Data segment:

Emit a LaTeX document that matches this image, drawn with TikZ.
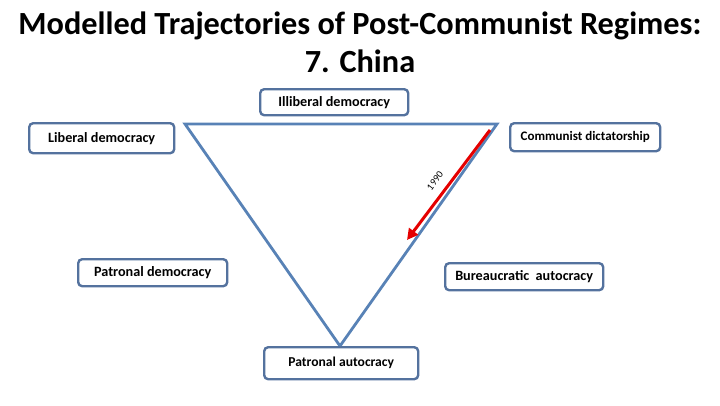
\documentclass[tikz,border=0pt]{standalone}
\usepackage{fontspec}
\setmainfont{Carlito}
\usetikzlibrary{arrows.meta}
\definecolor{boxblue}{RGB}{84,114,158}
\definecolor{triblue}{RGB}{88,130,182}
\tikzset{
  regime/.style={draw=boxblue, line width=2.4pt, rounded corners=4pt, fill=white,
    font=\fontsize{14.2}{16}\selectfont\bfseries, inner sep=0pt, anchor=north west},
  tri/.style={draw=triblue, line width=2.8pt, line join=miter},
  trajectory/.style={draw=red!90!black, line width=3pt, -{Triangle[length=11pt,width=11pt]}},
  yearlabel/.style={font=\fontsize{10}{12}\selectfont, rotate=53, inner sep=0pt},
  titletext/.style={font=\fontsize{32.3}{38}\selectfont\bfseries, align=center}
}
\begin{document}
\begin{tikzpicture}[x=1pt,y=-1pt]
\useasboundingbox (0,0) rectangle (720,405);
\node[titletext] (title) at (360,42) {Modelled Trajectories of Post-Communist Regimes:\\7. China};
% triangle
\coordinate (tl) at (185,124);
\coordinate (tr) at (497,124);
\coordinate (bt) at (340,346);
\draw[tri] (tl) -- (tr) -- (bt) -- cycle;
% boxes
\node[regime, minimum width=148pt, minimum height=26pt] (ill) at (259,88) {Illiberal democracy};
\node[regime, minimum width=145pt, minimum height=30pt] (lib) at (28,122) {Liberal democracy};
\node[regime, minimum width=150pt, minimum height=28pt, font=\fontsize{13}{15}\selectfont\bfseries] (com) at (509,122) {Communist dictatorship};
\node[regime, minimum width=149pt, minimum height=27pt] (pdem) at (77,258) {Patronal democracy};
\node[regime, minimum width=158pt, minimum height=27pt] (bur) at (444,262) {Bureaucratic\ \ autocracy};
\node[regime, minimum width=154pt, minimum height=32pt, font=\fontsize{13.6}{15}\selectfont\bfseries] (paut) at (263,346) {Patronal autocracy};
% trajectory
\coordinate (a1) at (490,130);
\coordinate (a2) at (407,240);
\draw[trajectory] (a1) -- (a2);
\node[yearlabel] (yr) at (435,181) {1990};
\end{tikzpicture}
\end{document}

Requirements: Write the listing out a second time exactly, dropping all images.

Response to the exercise:
Emit a LaTeX document that matches this image, drawn with TikZ.
\documentclass[tikz,border=0pt]{standalone}
\usepackage{fontspec}
\setmainfont{Carlito}
\usetikzlibrary{arrows.meta}
\definecolor{boxblue}{RGB}{84,114,158}
\definecolor{triblue}{RGB}{88,130,182}
\tikzset{
  regime/.style={draw=boxblue, line width=2.4pt, rounded corners=4pt, fill=white,
    font=\fontsize{14.2}{16}\selectfont\bfseries, inner sep=0pt, anchor=north west},
  tri/.style={draw=triblue, line width=2.8pt, line join=miter},
  trajectory/.style={draw=red!90!black, line width=3pt, -{Triangle[length=11pt,width=11pt]}},
  yearlabel/.style={font=\fontsize{10}{12}\selectfont, rotate=53, inner sep=0pt},
  titletext/.style={font=\fontsize{32.3}{38}\selectfont\bfseries, align=center}
}
\begin{document}
\begin{tikzpicture}[x=1pt,y=-1pt]
\useasboundingbox (0,0) rectangle (720,405);
\node[titletext] (title) at (360,42) {Modelled Trajectories of Post-Communist Regimes:\\7. China};
% triangle
\coordinate (tl) at (185,124);
\coordinate (tr) at (497,124);
\coordinate (bt) at (340,346);
\draw[tri] (tl) -- (tr) -- (bt) -- cycle;
% boxes
\node[regime, minimum width=148pt, minimum height=26pt] (ill) at (259,88) {Illiberal democracy};
\node[regime, minimum width=145pt, minimum height=30pt] (lib) at (28,122) {Liberal democracy};
\node[regime, minimum width=150pt, minimum height=28pt, font=\fontsize{13}{15}\selectfont\bfseries] (com) at (509,122) {Communist dictatorship};
\node[regime, minimum width=149pt, minimum height=27pt] (pdem) at (77,258) {Patronal democracy};
\node[regime, minimum width=158pt, minimum height=27pt] (bur) at (444,262) {Bureaucratic\ \ autocracy};
\node[regime, minimum width=154pt, minimum height=32pt, font=\fontsize{13.6}{15}\selectfont\bfseries] (paut) at (263,346) {Patronal autocracy};
% trajectory
\coordinate (a1) at (490,130);
\coordinate (a2) at (407,240);
\draw[trajectory] (a1) -- (a2);
\node[yearlabel] (yr) at (435,181) {1990};
\end{tikzpicture}
\end{document}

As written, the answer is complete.